The lifeboat was eventually sighted by a British destroyer, HMS Lysander, which came alongside and they struggled to climb aboard, all in a weak and traumatised state, but were revived with a hot bath and a good meal. Leslie had no idea that hot coffee could taste so good. George was given a much bigger biscuit tin. Leslie’s last words on the incident:
We were the sole survivors, and strangely enough, twelve of us were the last to leave the poor old Llandovery, after getting the other boats away. I was mightily glad to get home and see my wife and new born baby, which at one time, I had given up hopes of doing.
As a post script, after the war, the captain of U-86, Lieutenant Helmut Patzig, and two of his lieutenants, Ludwig Dithmar and John Boldt, were arraigned on charges of war crimes for the Llandovery Castle atrocity. The Allied powers had submitted a list of 900 names of individuals accused of committing war crimes to the German government.
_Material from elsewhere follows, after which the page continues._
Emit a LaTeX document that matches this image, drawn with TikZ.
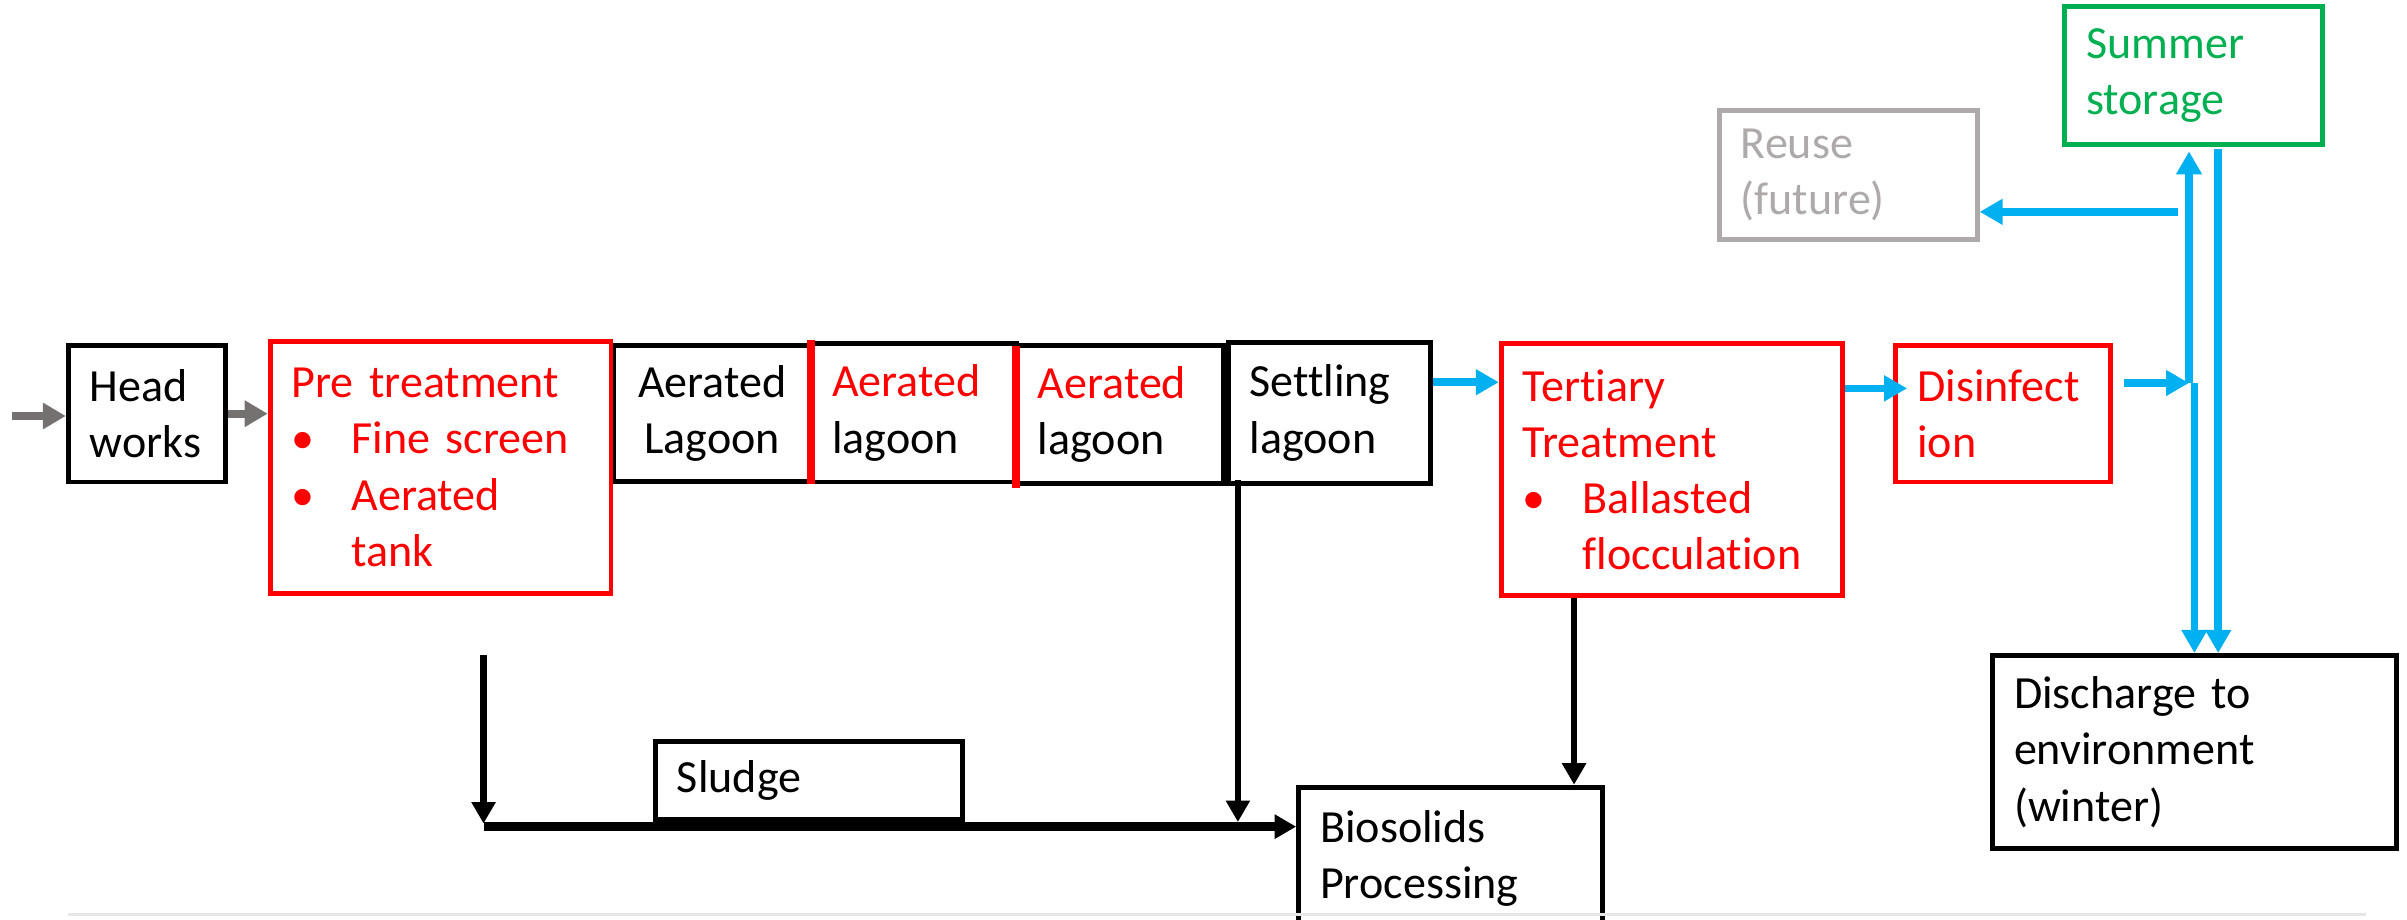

The Germans refused to extradite any German citizens to Allied governments for Trial, though, but proposed trying them within the German judicial system, which, perhaps rather lamely, was accepted and, furthermore, just 45 indictments were served out of the 900 names, and only 12 of those actually stood Trial, partly because the Allied criminal prosecution process had no precedent for investigating war criminals and bringing them to Trial, with the result that criminal identification, investigation and the production of evidence within the German process proved very difficult. It is a measure of the severity of the crime of U-86 that, on the 21st July 1921, Dithmar and Boldt were convicted and sentenced for their party in the Llandovery Castle crime. Both were convicted and sentenced to four years imprisonment, but they were both released after just four months in a German prison – which Leslie Chapman described as their ‘escape’ - after their convictions were quashed on appeal on the grounds that the captain was solely responsible. Patzig was able to avoid prosecution as he managed to escape to the ‘Free’ City of Danzig before his Trial and avoided extradition. On the 20th March 1931 his charges were dropped under the Laws of Amnesty. Justice had been humiliated by superior political muscle, although the Leipzig Trials did establish a foothold which would eventually evolve into the International Criminal Court.